What a beautiful sight — and smell!
We finally made our way to the Old City, on the west bank of the Saône, and wandered about the medieval streets. It was a gorgeous Saturday, sunny and in the 70s, and the Old City was jammed with tourists, mostly French (Lyon is the top weekend destination in France), a fair number of East Asians, and us. I hadn’t done much planning, so Nancy and I went to lunch at the first certified bouchon we found (four of the 21 are in the Old City), Le Laurencin.
We were seated in the very crowded restaurant, full of our fellow tourists. Most were speaking French, but Japanese was well represented, and I heard a spring of Vietnamese. Le Laurencin was doing a land office business, and from my seat, I was mesmerized by a view of dishes pouring out of the kitchen.
Nancy ordered a light lunch, just a salade Lyonnaise and a bottle of water.
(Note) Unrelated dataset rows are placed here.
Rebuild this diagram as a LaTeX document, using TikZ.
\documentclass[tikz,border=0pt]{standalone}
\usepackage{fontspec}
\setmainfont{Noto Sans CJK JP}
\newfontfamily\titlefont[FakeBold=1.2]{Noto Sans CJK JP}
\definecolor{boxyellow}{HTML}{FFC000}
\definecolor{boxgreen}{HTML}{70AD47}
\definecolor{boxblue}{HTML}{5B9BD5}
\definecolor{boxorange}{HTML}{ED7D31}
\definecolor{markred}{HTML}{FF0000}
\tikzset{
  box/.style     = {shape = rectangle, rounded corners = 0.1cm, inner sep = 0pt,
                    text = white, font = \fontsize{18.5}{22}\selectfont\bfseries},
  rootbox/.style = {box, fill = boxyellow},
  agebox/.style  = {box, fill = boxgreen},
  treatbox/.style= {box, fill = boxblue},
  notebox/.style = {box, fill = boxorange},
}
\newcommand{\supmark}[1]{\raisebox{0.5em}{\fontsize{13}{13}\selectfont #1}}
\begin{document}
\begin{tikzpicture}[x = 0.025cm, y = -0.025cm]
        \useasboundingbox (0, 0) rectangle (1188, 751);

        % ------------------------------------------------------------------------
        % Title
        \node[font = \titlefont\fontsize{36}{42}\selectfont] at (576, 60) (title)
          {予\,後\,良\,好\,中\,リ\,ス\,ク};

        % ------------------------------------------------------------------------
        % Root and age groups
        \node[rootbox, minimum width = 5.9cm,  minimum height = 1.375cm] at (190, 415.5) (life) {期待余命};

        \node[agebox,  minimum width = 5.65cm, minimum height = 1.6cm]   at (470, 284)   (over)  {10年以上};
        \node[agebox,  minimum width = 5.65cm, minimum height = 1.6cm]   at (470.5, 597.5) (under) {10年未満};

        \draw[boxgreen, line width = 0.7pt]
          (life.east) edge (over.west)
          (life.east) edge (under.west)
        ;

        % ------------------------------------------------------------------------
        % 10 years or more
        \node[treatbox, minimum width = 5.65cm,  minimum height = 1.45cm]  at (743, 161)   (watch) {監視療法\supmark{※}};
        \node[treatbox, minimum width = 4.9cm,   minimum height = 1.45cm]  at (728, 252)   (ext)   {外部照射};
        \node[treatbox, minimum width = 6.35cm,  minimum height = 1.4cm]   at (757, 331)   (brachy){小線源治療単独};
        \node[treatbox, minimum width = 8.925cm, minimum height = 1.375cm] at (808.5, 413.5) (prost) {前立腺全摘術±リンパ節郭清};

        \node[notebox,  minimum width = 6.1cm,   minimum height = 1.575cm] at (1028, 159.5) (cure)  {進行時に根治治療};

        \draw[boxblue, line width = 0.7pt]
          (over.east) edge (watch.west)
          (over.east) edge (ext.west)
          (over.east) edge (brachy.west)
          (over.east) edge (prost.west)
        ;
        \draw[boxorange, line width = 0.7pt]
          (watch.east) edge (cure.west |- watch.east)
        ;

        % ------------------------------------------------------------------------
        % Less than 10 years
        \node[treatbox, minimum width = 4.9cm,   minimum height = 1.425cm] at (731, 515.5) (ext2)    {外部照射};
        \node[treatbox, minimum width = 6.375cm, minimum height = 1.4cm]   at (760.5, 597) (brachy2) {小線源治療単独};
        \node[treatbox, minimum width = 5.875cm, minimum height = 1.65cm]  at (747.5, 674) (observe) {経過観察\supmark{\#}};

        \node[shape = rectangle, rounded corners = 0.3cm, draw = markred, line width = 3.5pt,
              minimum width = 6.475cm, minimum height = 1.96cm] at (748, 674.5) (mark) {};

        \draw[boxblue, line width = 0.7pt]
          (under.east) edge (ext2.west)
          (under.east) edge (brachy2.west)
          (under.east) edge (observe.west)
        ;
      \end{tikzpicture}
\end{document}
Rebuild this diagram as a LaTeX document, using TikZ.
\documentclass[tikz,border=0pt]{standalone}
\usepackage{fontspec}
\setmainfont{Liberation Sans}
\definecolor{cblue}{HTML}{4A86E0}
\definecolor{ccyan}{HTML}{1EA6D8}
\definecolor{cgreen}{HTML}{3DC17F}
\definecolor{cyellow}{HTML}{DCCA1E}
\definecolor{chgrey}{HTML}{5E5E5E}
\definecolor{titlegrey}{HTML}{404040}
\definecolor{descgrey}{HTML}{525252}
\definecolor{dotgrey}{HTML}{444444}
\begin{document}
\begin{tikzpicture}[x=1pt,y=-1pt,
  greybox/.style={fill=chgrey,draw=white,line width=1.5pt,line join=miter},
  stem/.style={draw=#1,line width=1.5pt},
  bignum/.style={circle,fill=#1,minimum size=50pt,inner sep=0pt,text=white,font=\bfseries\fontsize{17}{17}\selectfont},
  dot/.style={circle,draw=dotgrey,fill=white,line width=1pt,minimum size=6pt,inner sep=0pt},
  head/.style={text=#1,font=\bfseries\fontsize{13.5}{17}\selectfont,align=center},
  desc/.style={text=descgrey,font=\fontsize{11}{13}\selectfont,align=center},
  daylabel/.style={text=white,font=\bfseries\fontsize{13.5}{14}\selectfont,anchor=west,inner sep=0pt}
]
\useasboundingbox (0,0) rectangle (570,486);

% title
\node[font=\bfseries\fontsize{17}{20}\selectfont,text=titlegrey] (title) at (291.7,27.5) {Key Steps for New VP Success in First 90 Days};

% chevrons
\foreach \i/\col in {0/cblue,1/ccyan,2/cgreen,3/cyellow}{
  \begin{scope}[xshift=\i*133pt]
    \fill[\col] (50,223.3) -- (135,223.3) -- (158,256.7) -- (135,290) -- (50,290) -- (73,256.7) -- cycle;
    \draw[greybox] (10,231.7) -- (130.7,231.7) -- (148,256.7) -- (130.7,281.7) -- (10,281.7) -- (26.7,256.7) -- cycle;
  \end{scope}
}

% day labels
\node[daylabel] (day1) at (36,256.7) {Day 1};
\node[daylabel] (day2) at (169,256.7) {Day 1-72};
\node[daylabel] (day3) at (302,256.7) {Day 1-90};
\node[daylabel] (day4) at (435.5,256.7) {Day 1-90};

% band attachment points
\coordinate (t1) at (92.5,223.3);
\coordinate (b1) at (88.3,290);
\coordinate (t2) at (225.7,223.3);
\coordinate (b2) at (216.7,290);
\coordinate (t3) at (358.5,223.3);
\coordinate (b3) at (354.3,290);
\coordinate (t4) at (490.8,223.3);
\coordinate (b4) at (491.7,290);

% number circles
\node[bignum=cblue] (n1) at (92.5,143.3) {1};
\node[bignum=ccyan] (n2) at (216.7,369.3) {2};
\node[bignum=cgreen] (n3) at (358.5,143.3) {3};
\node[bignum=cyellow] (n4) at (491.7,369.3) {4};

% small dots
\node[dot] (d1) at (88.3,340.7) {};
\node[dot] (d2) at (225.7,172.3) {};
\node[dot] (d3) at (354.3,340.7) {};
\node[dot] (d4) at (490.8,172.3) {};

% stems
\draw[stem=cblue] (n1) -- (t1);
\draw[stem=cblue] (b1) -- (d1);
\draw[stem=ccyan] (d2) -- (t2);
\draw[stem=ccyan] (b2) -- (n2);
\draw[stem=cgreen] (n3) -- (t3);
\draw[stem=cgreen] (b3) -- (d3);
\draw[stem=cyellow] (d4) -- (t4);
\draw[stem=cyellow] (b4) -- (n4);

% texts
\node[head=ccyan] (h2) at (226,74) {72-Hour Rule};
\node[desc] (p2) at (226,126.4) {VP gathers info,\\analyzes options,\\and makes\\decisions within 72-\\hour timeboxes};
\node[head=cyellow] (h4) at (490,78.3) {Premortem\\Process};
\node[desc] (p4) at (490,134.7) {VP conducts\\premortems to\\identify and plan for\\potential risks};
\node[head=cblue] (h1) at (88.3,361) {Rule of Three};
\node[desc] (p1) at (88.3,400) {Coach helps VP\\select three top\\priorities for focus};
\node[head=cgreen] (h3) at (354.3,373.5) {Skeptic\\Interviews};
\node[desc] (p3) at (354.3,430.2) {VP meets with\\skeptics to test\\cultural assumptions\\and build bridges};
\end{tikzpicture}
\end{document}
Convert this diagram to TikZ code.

I ordered the oeuf en meurette to start, the quenelles de brochette, and a pot of wine, which worked out to about 2 1/2 glasses.
I had never heard of eggs meurette,
but, ever on food alert, I saw someone eating it as we made our way to our table, and I managed to translate some key words in the description. It’s an egg poached in a wine sauce with lardons (I think the French usually use fatback instead of the belly). It often is served with garlic bread. Here, the dish was chock full of lardons and croutons. With the yolk broken, eggs meurette is an absolutely delicious and deeply satisfying dish, a model of comfort food. It could make a meal in itself.
Bouchons are known for large portions, and any doubt of that score was erased by Nancy’s “light” lunch of a salade Lyonnaise.
Think of breakfast as a salad. That’s salade Lyonnaise, bacon and an egg over frisée. Nancy’s light salade Lyonnaise had not one but two beautifully poached eggs, about a pound of lardons, a head of green lettuce, and a small loaf’s worth of croutons. Salade lyonnaise is a wonderful salad, my favorite of all salads once you break the egg and spread the yolk. It is good in many ways but at Le Laurencin, light it is not.
My pike quennelle was another big dish. It’s made of ground pike, flour, and some veal fat and/or egg to bind. The mixture is formed in a thick sausage shape, surrounded by a lobster and cream sauce, and run under a Salamander, and here served with rice and a desultory lemon slice. (You can squeeze a lemon wedge. Slices are a waste.)
The quenelle itself did not have a lot of flavor, but the lobster sauce was delicious. It went well with bread as well as with the rice and quenelle.
Bouchon cuisine is not complex, and I daresay Le Laurencin is not the most sophisticated of bouchons. The salad was made with ordinary lettuce rather than bitter frisée, and I’m sure eggs meurette can get more careful and complex; but mine sure tasted good. This is hearty food, workers’ food, and at Le Laurencin, you get a very, very full meal for 15€ each (I think — that may be the price of the three course formule (as if dessert were conceivable after two courses)), and maybe 8€ more for the wine. The bouchon experience is a must in Lyon, and Le Laurencin is not a bad option at all. I enjoyed my meal, and I feel deeply indebted for the introduction to eggs meurette. I’ll give it a try at home during soup season. Go, but try to go during a weekday or at an off time, so that you and the kitchen can relax a bit.